The development comes after the Industrial and Commercial Bank of China approved the rollover facility of $1.3 billion, which was earlier repaid by Pakistan to ICBC in recent months.

“Documentation for second disbursement of US$500 million has been completed by Finance Ministry for release of funds to the State Bank of Pakistan!” Finance Minister Dar said in a tweet on Thursday.

Pakistan is awaiting a bailout package of $1.1 billion from the IMF that has been delayed since November over issues related to fiscal policy adjustments.

The funds are part of a $6.5 billion bailout package the IMF approved in 2019, which analysts say is critical for Pakistan to avert defaulting on external payment obligations.

The deal will also unlock other bilateral and multilateral financing avenues for Pakistan to shore up its foreign exchange reserves, which have fallen to four weeks worth of import cover.

The IMF wants Pakistan to get the assurance for up to $7 billion to fund this fiscal year’s balance of payments gap. Dar has been saying it should be around $5 billion.
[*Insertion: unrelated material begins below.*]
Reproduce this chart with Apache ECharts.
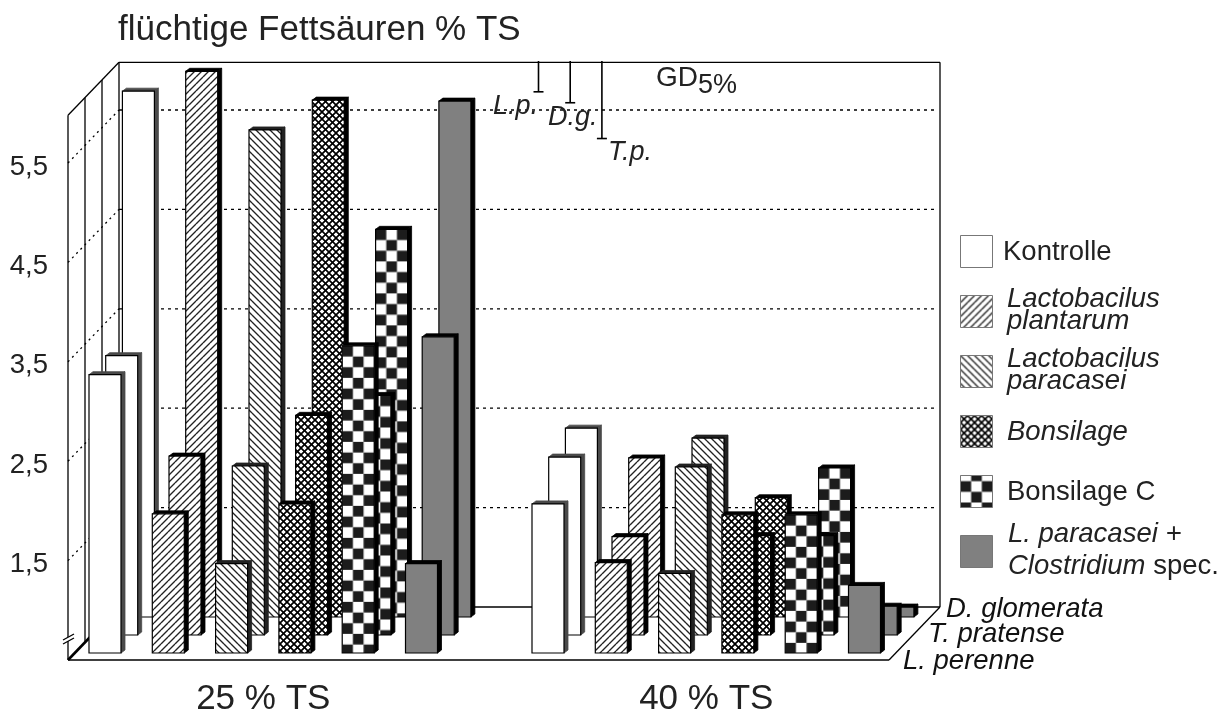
<!DOCTYPE html>
<html>
<head>
<meta charset="utf-8">
<style>html,body{margin:0;padding:0;background:#fff}#c{width:1230px;height:713px}</style>
<script src="https://cdn.jsdelivr.net/npm/echarts@6/dist/echarts.min.js"></script>
</head>
<body>
<div id="c"></div>
<script>
// ---- data ----
const dmLevels = ['25 % TS', '40 % TS'];
const treatments = ['Kontrolle', 'Lactobacilus plantarum', 'Lactobacilus paracasei', 'Bonsilage', 'Bonsilage C', 'L. paracasei + Clostridium spec.'];
const species = ['L. perenne', 'T. pratense', 'D. glomerata'];
// values per treatment, first the six of 25 % TS then the six of 40 % TS
const lPerenne25 = [3.30, 1.90, 1.40, 2.00, 3.59, 1.40];
const lPerenne40 = [2.00, 1.41, 1.30, 1.89, 1.89, 1.18];
const tPratense25 = [3.31, 2.30, 2.20, 2.71, 2.91, 3.50];
const tPratense40 = [2.29, 1.49, 2.19, 1.50, 1.50, 0.79];
const dGlomerata25 = [5.79, 5.99, 5.40, 5.70, 4.40, 5.69];
const dGlomerata40 = [2.40, 2.10, 2.30, 1.70, 2.00, 0.60];
const gdLabels = ['L.p.', 'D.g.', 'T.p.'];
const gdValues = [0.31, 0.42, 0.78];
const gridValues = [1.5, 2.5, 3.5, 4.5, 5.5];

// ---- layout ----
const FONT = '"Liberation Sans", Arial, sans-serif';
const STEP = 63.3, BAR = 32, DEPTH = 4, DEPTH_Y = 3, ROW_DX = 16.7, ROW_DY = -18, FRONT_DY = -7;
const AX_X = 68, FLOOR_R = 889, WALL_DX = 51, WALL_DY = -53, MIN = 0.5, MAX = 6;
const GROUP_W = STEP * 5 + BAR;
const sideColors = ['#4a4a4a', '#000', '#222', '#000', '#000', '#000'];

function tile(w, h, draw) {
  const c = document.createElement('canvas');
  c.width = w; c.height = h;
  const g = c.getContext('2d');
  g.fillStyle = '#fff'; g.fillRect(0, 0, w, h);
  draw(g);
  return c;
}
function diag(g, s, dir) {
  for (let k = -s; k <= 2 * s; k += s) {
    g.beginPath();
    if (dir > 0) { g.moveTo(k - s, s); g.lineTo(k + s, -s); g.moveTo(k, s + s); g.lineTo(k + 2 * s, 0);}
    else { g.moveTo(k - s, 0); g.lineTo(k + s, 2 * s); g.moveTo(k - s, -s); g.lineTo(k + s, s);}
    g.stroke();
  }
}
const tiles = {
  up: tile(7, 7, g => { g.strokeStyle = '#222'; g.lineWidth = 1.05; diag(g, 7, 1); }),
  down: tile(7, 7, g => { g.strokeStyle = '#222'; g.lineWidth = 1.05; diag(g, 7, -1); }),
  cross: tile(7, 7, g => { g.strokeStyle = '#000'; g.lineWidth = 1.35; diag(g, 7, 1); diag(g, 7, -1); }),
  check: tile(64, 64, g => {
    g.fillStyle = '#1c1c1c';
    const n = 6, s = 64 / n;
    for (let i = 0; i < n; i++) for (let j = 0; j < n; j++) if ((i + j) % 2 === 0) g.fillRect(i * s, j * s, s, s);
  })
};
function faceFill(t, x, y) {
  switch (t) {
    case 0: return '#fff';
    case 1: return { image: tiles.up, repeat: 'repeat' };
    case 2: return { image: tiles.down, repeat: 'repeat' };
    case 3: return { image: tiles.cross, repeat: 'repeat' };
    case 4: return { image: tiles.check, repeat: 'repeat', x: x, y: y };
    default: return '#808080';
  }
}

function barItem(row) {
  return function (params, api) {
    const g = api.value(0), v = api.value(1), t = api.value(2);
    const top = api.coord([g, v]), base = api.coord([g, MIN]);
    const dy = FRONT_DY + ROW_DY * row;
    const x = top[0] - GROUP_W / 2 + t * STEP + ROW_DX * row;
    const yT = top[1] + dy, yB = base[1] + dy;
    const side = sideColors[t];
    return {
      type: 'group',
      children: [
        { type: 'polygon', shape: { points: [[x + BAR, yT], [x + BAR + DEPTH, yT - DEPTH_Y], [x + BAR + DEPTH, yB - DEPTH_Y], [x + BAR, yB]] }, style: { fill: side, stroke: side, lineWidth: 0.8 } },
        { type: 'polygon', shape: { points: [[x, yT], [x + DEPTH, yT - DEPTH_Y], [x + BAR + DEPTH, yT - DEPTH_Y], [x + BAR, yT]] }, style: { fill: side, stroke: side, lineWidth: 0.8 } },
        { type: 'rect', shape: { x: x, y: yT, width: BAR, height: yB - yT }, style: { fill: faceFill(t, x, yT), stroke: '#000', lineWidth: 1.2 } }
      ]
    };
  };
}
function line(x1, y1, x2, y2, w, dash) {
  return { type: 'line', shape: { x1, y1, x2, y2 }, style: { stroke: '#000', lineWidth: w || 1.3, lineDash: dash || null, fill: null } };
}
function frameItem(params, api) {
  const yBase = api.coord([0, MIN])[1], yTop = api.coord([0, MAX])[1];
  const wallR = FLOOR_R + WALL_DX, xB = AX_X + WALL_DX, yBack = yBase + WALL_DY, yBackTop = yTop + WALL_DY + 2;
  const ch = [];
  // back wall
  ch.push(line(xB, yBackTop, wallR, yBackTop), line(wallR, yBackTop, wallR, yBack), line(xB, yBack, wallR, yBack));
  // left wall verticals and slanted top
  ch.push(line(AX_X, yTop + 2, xB, yBackTop));
  for (let i = 0; i <= 3; i++) {
    const f = i / 3;
    ch.push(line(AX_X + WALL_DX * f, yTop + 2 + (yBackTop - yTop - 2) * f, AX_X + WALL_DX * f, yBase + WALL_DY * f));
  }
  // floor
  ch.push(line(AX_X, yBase, FLOOR_R, yBase), line(FLOOR_R, yBase, wallR, yBack), line(AX_X, yBase, xB, yBack, 2.6));
  // grid lines
  gridValues.forEach(v => {
    const y = api.coord([0, v])[1];
    ch.push(line(xB, y + WALL_DY, wallR - 5, y + WALL_DY, 1.3, [3, 4]));
    ch.push(line(AX_X, y, xB, y + WALL_DY, 1.3, [2, 4]));
  });
  // axis break
  ch.push({ type: 'polygon', shape: { points: [[63, 640], [74, 634], [74, 638], [63, 644]] }, style: { fill: '#fff', stroke: null } });
  ch.push(line(63, 640, 74, 634), line(63, 644, 74, 638));
  return { type: 'group', children: ch };
}
function gdItem(params, api) {
  const i = api.value(2), len = api.size([0, api.value(1)])[1];
  const x = 538.5 + i * 31.7, y0 = 61, y1 = y0 + len;
  const lx = [493, 548, 608][i], ly = [106, 117, 152][i];
  return {
    type: 'group',
    children: [
      line(x, y0, x, y1, 1.6), line(x - 5, y1, x + 5, y1, 1.6),
      { type: 'text', x: lx, y: ly, style: { text: gdLabels[i], font: 'italic 27px ' + FONT, fill: '#222', textVerticalAlign: 'middle' } }
    ]
  };
}

const rows = [[dGlomerata25, dGlomerata40, 2], [tPratense25, tPratense40, 1], [lPerenne25, lPerenne40, 0]];
const series = [{
  type: 'custom', name: 'frame', renderItem: frameItem, data: [[0, MIN]], silent: true
}];
rows.forEach(r => {
  const data = [];
  [r[0], r[1]].forEach((arr, g) => arr.forEach((v, t) => data.push([g, v, t])));
  series.push({ type: 'custom', name: species[r[2]], renderItem: barItem(r[2]), data: data });
});
series.push({ type: 'custom', name: 'GD 5%', renderItem: gdItem, data: gdValues.map((v, i) => [0, v, i]), silent: true });

// ---- legend and labels ----
const LEG_X = 960, LEG_S = 32, LEG_TOP = 235, LEG_GAP = 60;
const LF = 27.5;
const legendText = [
  { x: 1003, lines: [['Kontrolle', 1, false]] },
  { x: 1007, lines: [['Lactobacilus', -12, true], ['plantarum', 10, true]] },
  { x: 1007, lines: [['Lactobacilus', -12, true], ['paracasei', 10, true]] },
  { x: 1007, lines: [['Bonsilage', 1, true]] },
  { x: 1007, lines: [['Bonsilage C', 1, false]] },
  { x: 1008, lines: [['L. paracasei +', -17, true], ['{i|Clostridium} spec.', 15, false]] }
];
const graphic = [];
treatments.forEach((t, i) => {
  const y = LEG_TOP + i * LEG_GAP;
  graphic.push({ type: 'rect', left: LEG_X, top: y, shape: { width: LEG_S, height: LEG_S }, style: { fill: faceFill(i, LEG_X, y), stroke: '#777', lineWidth: 1 } });
  legendText[i].lines.forEach(l => {
    graphic.push({
      type: 'text', x: legendText[i].x, y: y + 16 + l[1],
      style: { text: l[0], font: (l[2] ? 'italic ' : '') + LF + 'px ' + FONT, fill: '#222', verticalAlign: 'middle', rich: { i: { font: 'italic ' + LF + 'px ' + FONT, fill: '#222' } } }
    });
  });
});
[['D. glomerata', 946, 609], ['T. pratense', 928, 634], ['L. perenne', 903, 661]].forEach(s => {
  graphic.push({ type: 'text', x: s[1], y: s[2], style: { text: s[0], font: 'italic ' + LF + 'px ' + FONT, fill: '#111', verticalAlign: 'middle' } });
});
graphic.push({ type: 'text', x: 656, y: 78, style: { text: 'GD', font: '28px ' + FONT, fill: '#222', verticalAlign: 'middle' } });
graphic.push({ type: 'text', x: 698, y: 86, style: { text: '5%', font: '27px ' + FONT, fill: '#222', verticalAlign: 'middle' } });

const chart = echarts.init(document.getElementById('c'), null, { renderer: 'canvas' });
chart.setOption({
  animation: false,
  backgroundColor: '#fff',
  title: { text: 'flüchtige Fettsäuren % TS', left: 118, top: 13, padding: 0, textStyle: { fontFamily: FONT, fontSize: 35, fontWeight: 'normal', color: '#222' } },
  grid: { left: 263.25 - 221.5, width: 886, top: 660 - (MAX - MIN) * 99.4, height: (MAX - MIN) * 99.4, outerBoundsMode: 'none' },
  xAxis: {
    type: 'category', data: dmLevels, axisLine: { show: false }, axisTick: { show: false },
    axisLabel: { fontFamily: FONT, fontSize: 35, color: '#222', margin: 22 }
  },
  yAxis: {
    type: 'value', min: MIN, max: MAX, interval: 0.5, offset: -(AX_X - (263.25 - 221.5)),
    axisLine: { show: false }, axisTick: { show: false }, splitLine: { show: false },
    axisLabel: {
      color: '#222', margin: 20,
      formatter: v => gridValues.indexOf(v) >= 0 ? '{a|' + String(v).replace('.', ',') + '}' : '',
      rich: { a: { fontFamily: FONT, fontSize: 27.5, color: '#222', padding: [8, 0, 0, 0] } }
    }
  },
  graphic: graphic,
  series: series
});
</script>
</body>
</html>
Pakistan needs $6 billion in new loans to bridge the financing gap, a concern raised by the International Monetary Fund during talks with Pakistan. Saudi Arabia, the United Arab Emirates, and Qatar have not yet given these loans despite repeated requests by Pakistan.

“At the time of previous reviews, certain friendly countries have made commitments to bilaterally support Pakistan. What IMF is now asking is that they should actually complete and materialise those commitments. That is the only delay,” Finance Minister Ishaq Dar said at the special Senate session on Thursday.

Pakistan has responsibility for external debt servicing and a current account deficit that is around $9 to $10 billion, according to economic expert Mehtab Haider.

The international lender was concerned about the large fiscal gap that aroused after the targets were met and decided under the annual budget, he told Aaj News last month.